BMP

2/19/2005

Bitmap Format (BMP) is a simple, early 1980s format for graphic images that is still in use. BMP files are usually uncompressed although there is an option to compress them somewhat. They tend to be very large. Although BMP is lossless in the sense that data is not deliberately discarded as is done in some high compression ratio formats, some information is lost when colors are encoded into a finite range of values that generally will not exactly match the color values delivered by the data source.

Technically, BMP files consist of a small header starting with the ASCII codes BM and an offset to the data followed by nine items of information on image size (both storage dimensions and display dimensions), bits per pixel, etc.

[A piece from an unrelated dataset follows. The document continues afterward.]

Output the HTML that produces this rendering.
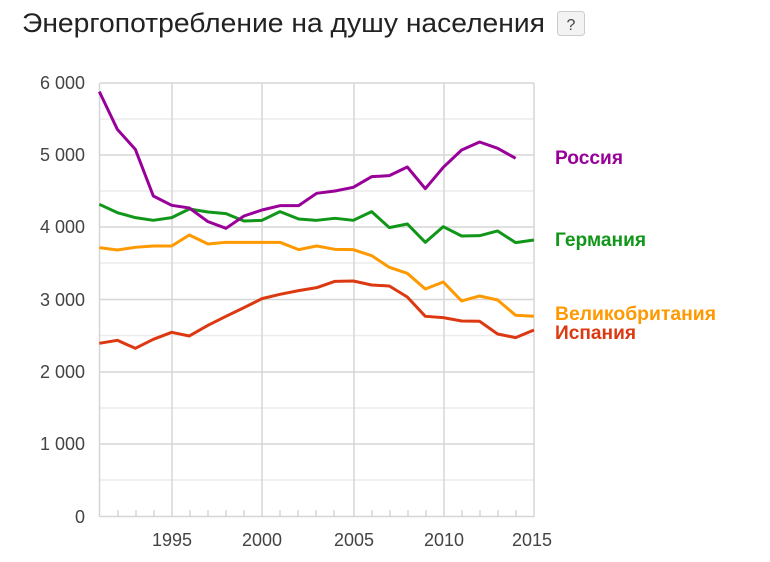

RLL encoding (a simple lossless data compression algorithm) is supported, but is rarely used. If compression is desired, there are much more effective data formats than BMP, or the whole file can be fed through a general purpose compressor such as ZIP or gzip.

1, 8 and 24 (32) bits per pixel are supported. 1 bit allows only two colors -- black and white. 0 can represent either black or white. 8 bits supports 256 colors or, optionally, 256 specified 24 bit colors from a 256 entry palette. Two methods of generating the palette are supported -- halftone (standard Windows) and octree. 24 bit color allocates 256 intensities each for red, green, and blue. 32 bit format is 24 bits plus 8 unused bits, It is used because some (non Intel) computer architectures do not efficiently support addressing tables of variables that are not power_of_two bits in length. In BMP, the extra 8 bits are not used to store an Alpha Channel (transparency) code even though some computers support 32 bit RGB-Alpha encoding.

There are some additional parameters used when creating a BMP image that are not carried along explicitly with the image, but which affect the choice of colors in the image. These include, background color, transparency (for encoding, not display), and whether and what form of dithering should be used for intermediate color values.